Mit Blick auf die sieben subjektiven Reaktionsaspekte ist Tab. 4 zu entnehmen, dass für vier Kriterien signifikante Unterschiede auftreten: Das PbW-System wurde bezüglich der Anforderungen, Leistungszufriedenheit, Unterstützung des Kommissionierprozesses und Einfachheit der Nutzung (s. Variablen 6, 8, 11 und 12 in Tab. 4) jeweils besser beurteilt als das PbP-Verfahren. Hingegen gab es keine Einstufungsunterschiede zwischen PbW und PbP im Hinblick auf die Kriterien Zeitdruck, Verständlichkeit und Übungsaufwand (s. Variablen 7, 9 und 10 in Tab. 4).
Um potentielle Einflüsse (1) sozio-demographischer Probandenmerkmale (2) ihrer Erfahrung mit Kommissionieraufgaben sowie Geräten, die ähnliche Nutzerschnittstellen wie das PbW-System haben, und (3) der Einsatzfolge der beiden Assistenzsysteme im Laborexperiment auf die bivariaten Mittelwertvergleichsergebnisse zu erkunden, wurden die acht Tab. 1 zu entnehmenden Probandenmerkmale sowie die Sequenz der Assistenzsysteme im Laborexperiment in (Ko‑)Varianzanalysen für Messwiederholungen bei jedem der 12 Leistungskriterien als Kontrollvariablen/Kovariaten eingeführt. In diesen Kovarianzanalysen wurde neben den Haupteffekten der Kontrollvariablen auch ermittelt, inwiefern sich Zusammenhänge zwischen Kontrollvariablen und einer Leistungsdimension in Abhängigkeit vom verwendeten Assistenzsystem unterscheiden (Interaktionsterm Kontrollvariable × Assistenzsystem). Im Sinn eines induktiven „model trimming“ wurden dann für jedes Leistungskriterium sämtliche Interaktionsterme eliminiert, die nicht mindestens auf dem 5 %-Niveau statistisch signifikant waren und anschließend nur noch die Signifikanz der Haupteffekte der Kontrollvariablen untersucht.

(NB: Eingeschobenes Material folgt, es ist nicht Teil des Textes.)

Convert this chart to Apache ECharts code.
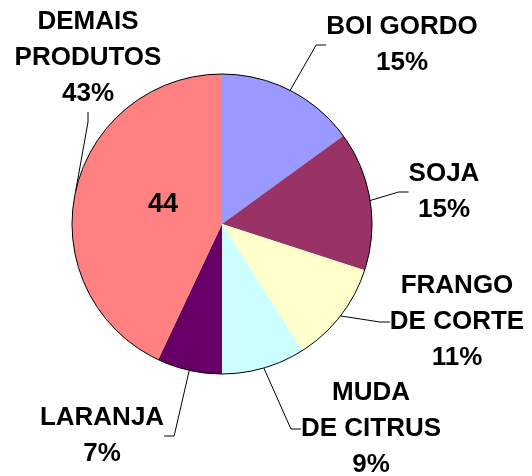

Wie den mit „signifikante Kontrollvariablen (p ≤ 0,05)“ überschriebenen Spalten in Tab. 4 zu entnehmen ist, erreichten von den 108 Interaktionstermen (9 Kontrollvariablen × 12 Leistungskriterien) fünf sowie von den 108 Haupteffekten nur ein Effekt statistische Signifikanz. Um die Interpretation der fünf signifikanten Moderatorfälle zu erleichtern, werden sie in Abb. 3 visualisiert und im Folgenden beschrieben.
×
Der erste als statistisch signifikant identifizierte Interaktionseffekt zwischen dem Assistenzsystemtyp und den Kontrollvariablen betrifft die Erfahrung mit Smart Watches (p ≤ 0,009; s. Tab. 4): Bei PbW führt die frühere Nutzung von vernetzten berührungsempfindlichen Armbanduhren zu einer deutlich stärkeren Reduktion der Kommissionierzeit als bei PbP (s. Abb. 3a). Demnach lassen sich Erfahrungen, die allgemein mit Smart Watches in anderen Anwendungssituationen gewonnen wurden, auf PbW-unterstützte Kommissioniertätigkeiten effizienzsteigernd übertragen. Hingegen war in unserer Stichprobe für die Kontrollvariable Kommissioniererfahrung (s. Variable 5 in Tab. 1) bei keinem Leistungskriterium ein signifikanter Interaktions- oder Haupteffekt festzustellen. Dieser Befund kann zum einen daraus resultieren, dass unsere Stichprobe nur sieben Probanden mit Kommissioniererfahrung beinhaltete. Zum anderen deutet er darauf hin, dass nicht Kommissioniererfahrung im Allgemeinen, sondern eher die spezielle Vertrautheit mit dem als Assistenzsystem verwendeten Endgerätetyp die Kommissioniergeschwindigkeit erhöht.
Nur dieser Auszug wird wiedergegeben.